● **EXERCISE REQUIREMENTS**:
Below you will find a set of lines. Repeat them all exactly.

Entries with chart source code
--- begin ---

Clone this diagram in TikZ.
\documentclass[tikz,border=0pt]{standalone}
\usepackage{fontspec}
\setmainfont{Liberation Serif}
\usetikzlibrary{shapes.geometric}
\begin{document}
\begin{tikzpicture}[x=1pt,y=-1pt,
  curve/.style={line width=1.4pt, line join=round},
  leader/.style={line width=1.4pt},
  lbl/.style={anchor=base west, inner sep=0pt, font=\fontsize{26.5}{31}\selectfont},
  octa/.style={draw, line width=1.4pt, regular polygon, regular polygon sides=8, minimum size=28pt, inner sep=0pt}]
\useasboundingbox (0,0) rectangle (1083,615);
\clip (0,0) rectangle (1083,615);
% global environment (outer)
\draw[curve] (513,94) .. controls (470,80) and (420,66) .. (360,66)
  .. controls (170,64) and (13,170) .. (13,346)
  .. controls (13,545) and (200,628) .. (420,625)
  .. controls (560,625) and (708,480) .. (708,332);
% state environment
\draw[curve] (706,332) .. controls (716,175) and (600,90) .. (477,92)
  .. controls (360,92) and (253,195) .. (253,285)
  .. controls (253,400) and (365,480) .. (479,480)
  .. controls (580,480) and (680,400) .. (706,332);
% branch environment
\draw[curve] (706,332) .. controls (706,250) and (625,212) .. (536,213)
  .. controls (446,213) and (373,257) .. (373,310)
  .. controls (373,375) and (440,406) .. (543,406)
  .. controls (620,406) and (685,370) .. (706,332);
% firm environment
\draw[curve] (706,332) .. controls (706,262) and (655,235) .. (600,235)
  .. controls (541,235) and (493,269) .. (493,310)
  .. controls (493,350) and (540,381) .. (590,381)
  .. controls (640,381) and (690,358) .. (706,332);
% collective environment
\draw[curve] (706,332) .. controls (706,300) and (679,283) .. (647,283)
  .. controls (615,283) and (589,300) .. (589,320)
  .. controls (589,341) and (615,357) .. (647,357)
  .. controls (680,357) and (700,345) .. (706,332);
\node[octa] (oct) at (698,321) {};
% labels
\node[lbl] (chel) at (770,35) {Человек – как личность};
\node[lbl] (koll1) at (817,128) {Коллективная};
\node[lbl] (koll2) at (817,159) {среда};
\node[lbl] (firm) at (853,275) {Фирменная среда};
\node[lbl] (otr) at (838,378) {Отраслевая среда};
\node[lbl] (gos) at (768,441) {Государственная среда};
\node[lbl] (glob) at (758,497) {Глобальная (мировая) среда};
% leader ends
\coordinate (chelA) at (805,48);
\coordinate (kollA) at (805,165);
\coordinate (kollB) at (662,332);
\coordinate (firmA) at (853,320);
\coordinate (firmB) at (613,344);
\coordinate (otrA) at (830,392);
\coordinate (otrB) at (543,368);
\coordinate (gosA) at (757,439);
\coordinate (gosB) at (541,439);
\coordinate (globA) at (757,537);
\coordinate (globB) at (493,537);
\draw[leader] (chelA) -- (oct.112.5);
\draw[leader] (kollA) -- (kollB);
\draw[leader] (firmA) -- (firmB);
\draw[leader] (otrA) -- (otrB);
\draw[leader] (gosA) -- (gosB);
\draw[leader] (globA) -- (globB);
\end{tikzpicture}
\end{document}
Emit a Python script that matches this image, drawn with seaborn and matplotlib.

--- end ---

● **TASK SOLUTION**:
Clone this diagram in TikZ.
\documentclass[tikz,border=0pt]{standalone}
\usepackage{fontspec}
\setmainfont{Liberation Serif}
\usetikzlibrary{shapes.geometric}
\begin{document}
\begin{tikzpicture}[x=1pt,y=-1pt,
  curve/.style={line width=1.4pt, line join=round},
  leader/.style={line width=1.4pt},
  lbl/.style={anchor=base west, inner sep=0pt, font=\fontsize{26.5}{31}\selectfont},
  octa/.style={draw, line width=1.4pt, regular polygon, regular polygon sides=8, minimum size=28pt, inner sep=0pt}]
\useasboundingbox (0,0) rectangle (1083,615);
\clip (0,0) rectangle (1083,615);
% global environment (outer)
\draw[curve] (513,94) .. controls (470,80) and (420,66) .. (360,66)
  .. controls (170,64) and (13,170) .. (13,346)
  .. controls (13,545) and (200,628) .. (420,625)
  .. controls (560,625) and (708,480) .. (708,332);
% state environment
\draw[curve] (706,332) .. controls (716,175) and (600,90) .. (477,92)
  .. controls (360,92) and (253,195) .. (253,285)
  .. controls (253,400) and (365,480) .. (479,480)
  .. controls (580,480) and (680,400) .. (706,332);
% branch environment
\draw[curve] (706,332) .. controls (706,250) and (625,212) .. (536,213)
  .. controls (446,213) and (373,257) .. (373,310)
  .. controls (373,375) and (440,406) .. (543,406)
  .. controls (620,406) and (685,370) .. (706,332);
% firm environment
\draw[curve] (706,332) .. controls (706,262) and (655,235) .. (600,235)
  .. controls (541,235) and (493,269) .. (493,310)
  .. controls (493,350) and (540,381) .. (590,381)
  .. controls (640,381) and (690,358) .. (706,332);
% collective environment
\draw[curve] (706,332) .. controls (706,300) and (679,283) .. (647,283)
  .. controls (615,283) and (589,300) .. (589,320)
  .. controls (589,341) and (615,357) .. (647,357)
  .. controls (680,357) and (700,345) .. (706,332);
\node[octa] (oct) at (698,321) {};
% labels
\node[lbl] (chel) at (770,35) {Человек – как личность};
\node[lbl] (koll1) at (817,128) {Коллективная};
\node[lbl] (koll2) at (817,159) {среда};
\node[lbl] (firm) at (853,275) {Фирменная среда};
\node[lbl] (otr) at (838,378) {Отраслевая среда};
\node[lbl] (gos) at (768,441) {Государственная среда};
\node[lbl] (glob) at (758,497) {Глобальная (мировая) среда};
% leader ends
\coordinate (chelA) at (805,48);
\coordinate (kollA) at (805,165);
\coordinate (kollB) at (662,332);
\coordinate (firmA) at (853,320);
\coordinate (firmB) at (613,344);
\coordinate (otrA) at (830,392);
\coordinate (otrB) at (543,368);
\coordinate (gosA) at (757,439);
\coordinate (gosB) at (541,439);
\coordinate (globA) at (757,537);
\coordinate (globB) at (493,537);
\draw[leader] (chelA) -- (oct.112.5);
\draw[leader] (kollA) -- (kollB);
\draw[leader] (firmA) -- (firmB);
\draw[leader] (otrA) -- (otrB);
\draw[leader] (gosA) -- (gosB);
\draw[leader] (globA) -- (globB);
\end{tikzpicture}
\end{document}
Emit a Python script that matches this image, drawn with seaborn and matplotlib.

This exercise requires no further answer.